Hamilton understood that the purpose of the United States was nothing less than the promotion of the General Welfare. This quote is a bit long to read, but it’s on page 187; and it’s where he describes that there shouldn’t be a limitation—except what comes up in the Constitution—against government action to promote the General Welfare. He says “the term General Welfare, doubtless intended to signify more than was expressed or imported in those parts of the Constitution and Congress’ powers which preceded it. This phrase is as comprehensive as any that could have been used, because it was not fit that the Constitutional authority of the Union to appropriate its revenues should have been restricted within narrower limits than the General Welfare.” The real point to take is that it’s a different economic outlook. What China is doing is great, but it’s not up to the level of what it should be. The concept embodied in the One Belt, One Road project is positive; it’s very good. But what really needs to be brought to this, is the explicit understanding of its basis in the human identity. The human ability to make discoveries that transform our relationship to Nature; that’s the key to economics.
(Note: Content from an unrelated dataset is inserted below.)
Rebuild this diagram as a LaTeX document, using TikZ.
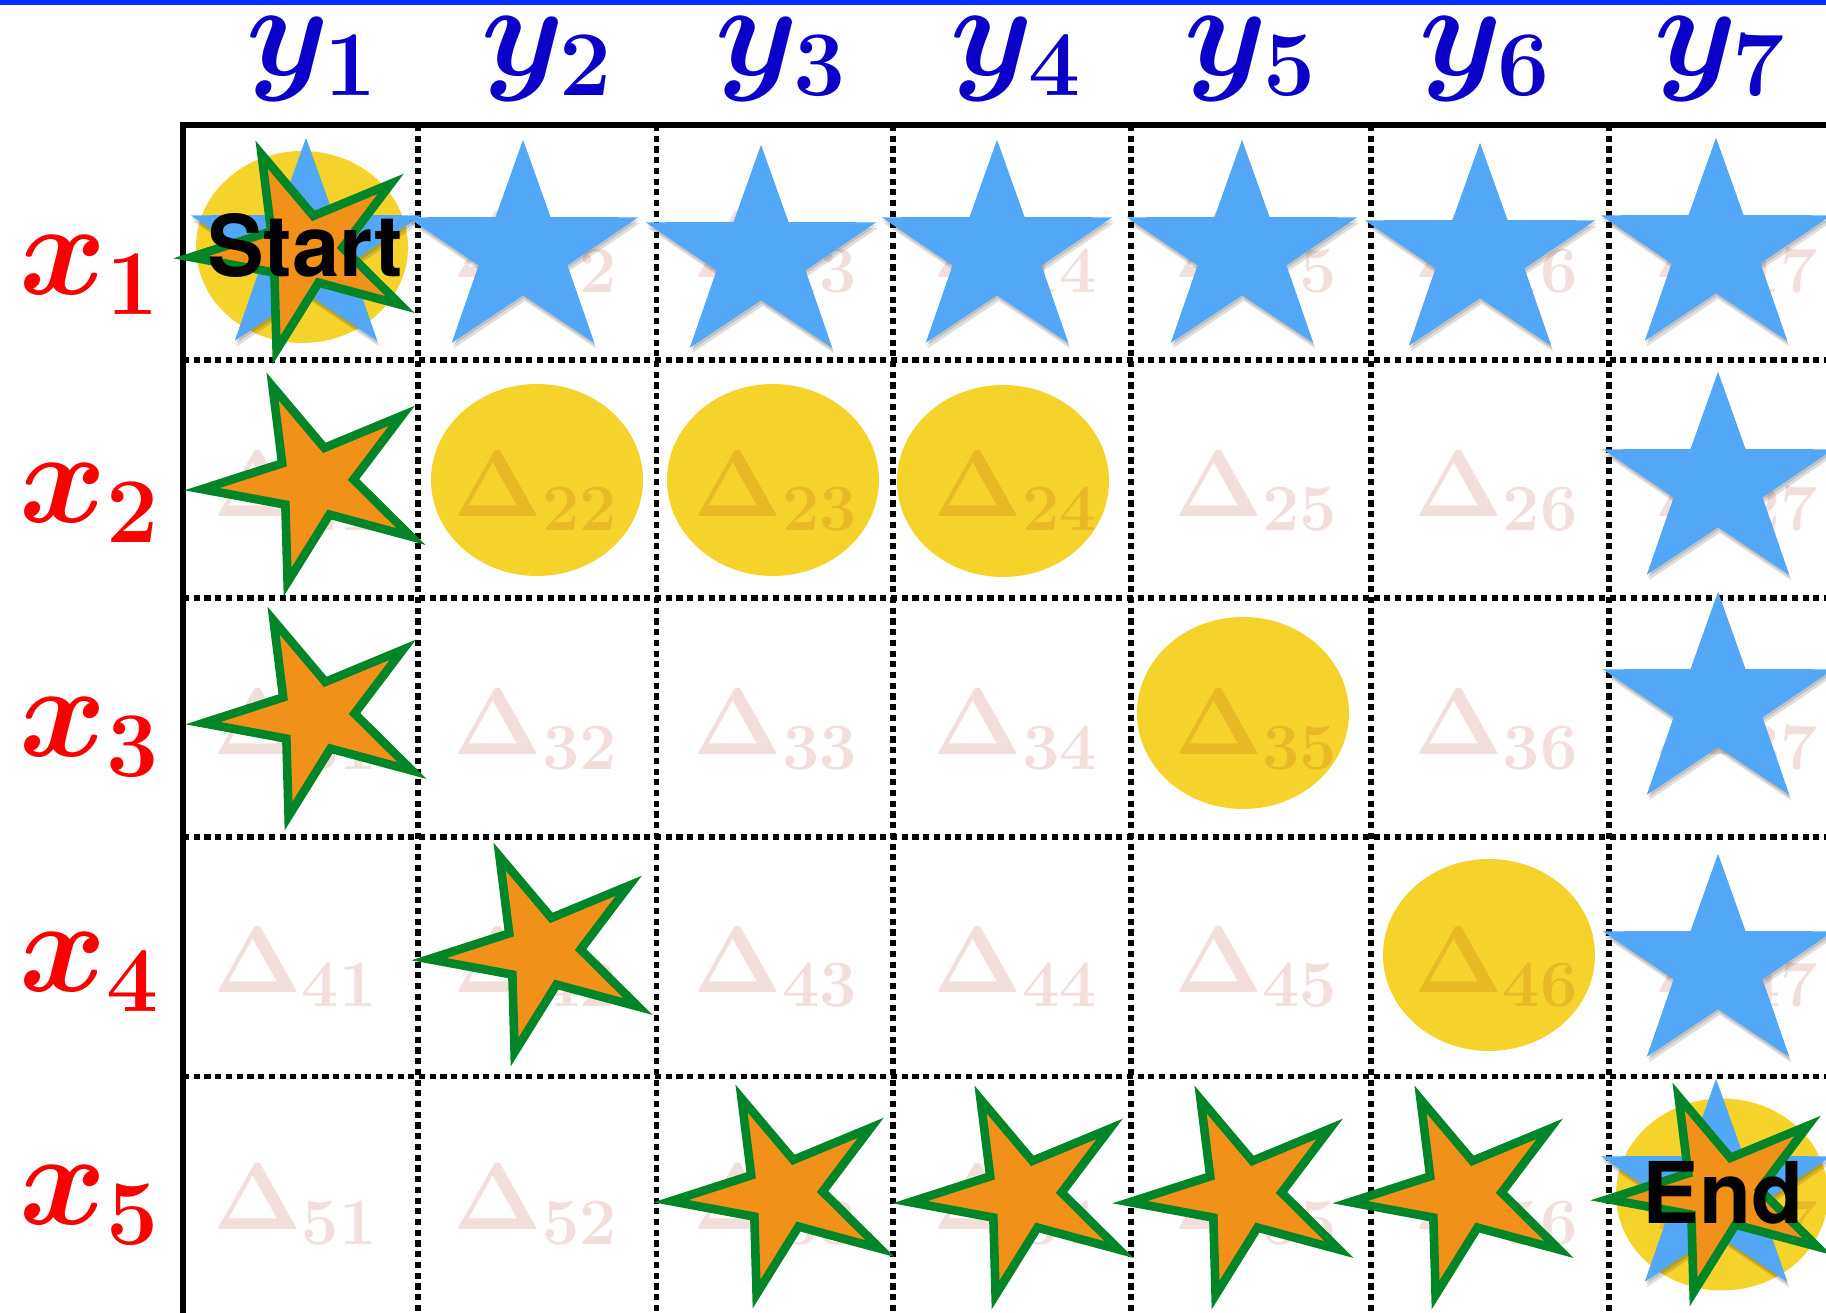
\RequirePackage{fix-cm}
\documentclass[tikz,border=0pt]{standalone}
\usepackage{amsmath}
\usepackage{fontspec}
\newfontfamily\heros{TeX Gyre Heros}
\definecolor{topblue}{RGB}{5,45,255}
\definecolor{labelblue}{RGB}{12,0,200}
\definecolor{labelred}{RGB}{250,0,0}
\definecolor{starblue}{RGB}{82,167,247}
\definecolor{starorange}{RGB}{242,145,26}
\definecolor{stargreen}{RGB}{0,134,40}
\definecolor{ellyellow}{RGB}{245,211,43}
\definecolor{deltac}{RGB}{168,35,8}
\tikzset{
  gridsolid/.style={line width=1.45pt, draw=black},
  griddot/.style={line width=1.55pt, draw=black, dash pattern=on 1.75pt off 1.3pt},
  ylab/.style={text=labelblue, anchor=base, inner sep=0pt, font=\fontsize{37.6}{40}\selectfont},
  xlab/.style={text=labelred, anchor=base west, inner sep=0pt, font=\fontsize{37.6}{40}\selectfont},
  deltalab/.style={text=deltac, text opacity=0.15, anchor=base, inner sep=0pt, font=\fontsize{26.9}{28}\selectfont},
  endlab/.style={text=black, anchor=base, inner sep=0pt, font=\heros\bfseries\fontsize{24.2}{26}\selectfont},
  yellowell/.style={fill=ellyellow},
  bluefill/.style={fill=starblue},
  shadowfill/.style={fill=black, opacity=0.13},
  orangefill/.style={fill=starorange, draw=stargreen, line width=2.45pt, line join=miter},
  pics/bluestar/.style={code={
    \fill[shadowfill, shift={(0.5pt,-1.6pt)}] (90:31.9pt) -- (126:12.3pt) -- (162:31.9pt) -- (198:12.3pt) -- (234:31.9pt) -- (270:12.3pt) -- (306:31.9pt) -- (342:12.3pt) -- (18:31.9pt) -- (54:12.3pt) -- cycle;
    \fill[shadowfill, shift={(0.25pt,-0.8pt)}] (90:31.9pt) -- (126:12.3pt) -- (162:31.9pt) -- (198:12.3pt) -- (234:31.9pt) -- (270:12.3pt) -- (306:31.9pt) -- (342:12.3pt) -- (18:31.9pt) -- (54:12.3pt) -- cycle;
    \fill[bluefill] (90:31.9pt) -- (126:12.3pt) -- (162:31.9pt) -- (198:12.3pt) -- (234:31.9pt) -- (270:12.3pt) -- (306:31.9pt) -- (342:12.3pt) -- (18:31.9pt) -- (54:12.3pt) -- cycle;
  }},
  pics/orangestar/.style={code={
    \filldraw[orangefill] (90:29.3pt) -- (126:10.0pt) -- (162:29.3pt) -- (198:10.0pt) -- (234:29.3pt) -- (270:10.0pt) -- (306:29.3pt) -- (342:10.0pt) -- (18:29.3pt) -- (54:10.0pt) -- cycle;
  }},
}
\begin{document}
\begin{tikzpicture}[x=0.01cm, y=-0.01cm]
\useasboundingbox (0,0) rectangle (1826,1313);
\clip (0,0) rectangle (1826,1313);
% top blue bar
\fill[topblue] (0,0) rectangle (1826,5);
% grid
\foreach \gx in {418,656.5,893,1131,1371,1609} {
  \draw[griddot] (\gx,125) -- (\gx,1313);
}
\foreach \gy in {360,598,837,1076.5} {
  \draw[griddot] (183,\gy) -- (1826,\gy);
}
\draw[gridsolid] (183,1313) -- (183,125) -- (1826,125);
% yellow ellipses
\foreach \ex/\ey in {302/247, 537/480, 773/480, 1003/481, 1243/713, 1489/955, 1722/1194.5} {
  \fill[yellowell] (\ex,\ey) ellipse [x radius=106, y radius=96];
}
% Delta labels
\foreach \r/\yb in {1/278,2/516.7,3/755,4/992.7,5/1230} {
  \foreach \c in {1,...,7} {
    \pgfmathsetmacro\xc{295.7+240.2*(\c-1)}
    \ifnum\r\c=11\relax\else
      \node[deltalab] (d\r\c) at (\xc,\yb) {$\boldsymbol{\Delta_{\r\c}}$};
    \fi
  }
}
% blue stars
\foreach \bx/\by in {306/250, 523/252, 761/257, 997/252, 1242/252, 1480/255, 1716/250, 1718/484, 1718/704, 1718/966, 1716/1191} {
  \pic[xscale=1.08] at (\bx,\by) {bluestar};
}
% orange stars
\foreach \ox/\oy in {304/250, 315/482, 316/716, 542/952, 784/1194, 1023/1195, 1243/1195, 1463/1195, 1721/1192} {
  \pic[xscale=1.1, rotate=22] at (\ox,\oy) {orangestar};
}
% Start / End
\node[endlab] (start) at (305,277) {Start};
\node[endlab] (end) at (1723,1224) {End};
% column labels
\foreach \c in {1,...,7} {
  \pgfmathsetmacro\lx{312.5+234.6*(\c-1)}
  \node[ylab] (y\c) at (\lx,76) {$\boldsymbol{y_{\c}}$};
}
% row labels
\foreach \r/\ly in {1/294.6, 2/523, 3/757, 4/992, 5/1225} {
  \node[xlab] (x\r) at (19,\ly) {$\boldsymbol{x_{\r}}$};
}
\end{tikzpicture}
\end{document}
We see its effects in various studies we might do about how building a road transforms the amount of agricultural production in an area; or how bringing in a stable power supply allows factories not to have to turn off every three hours when the power goes out—what transformations that makes. But the real key is to give a mission to people, by participation in the ability to bring that to a yet higher level of understanding, of living standards, and of participation in that process. That’s the key thing; to create a society where people are able to participate knowingly in that increase.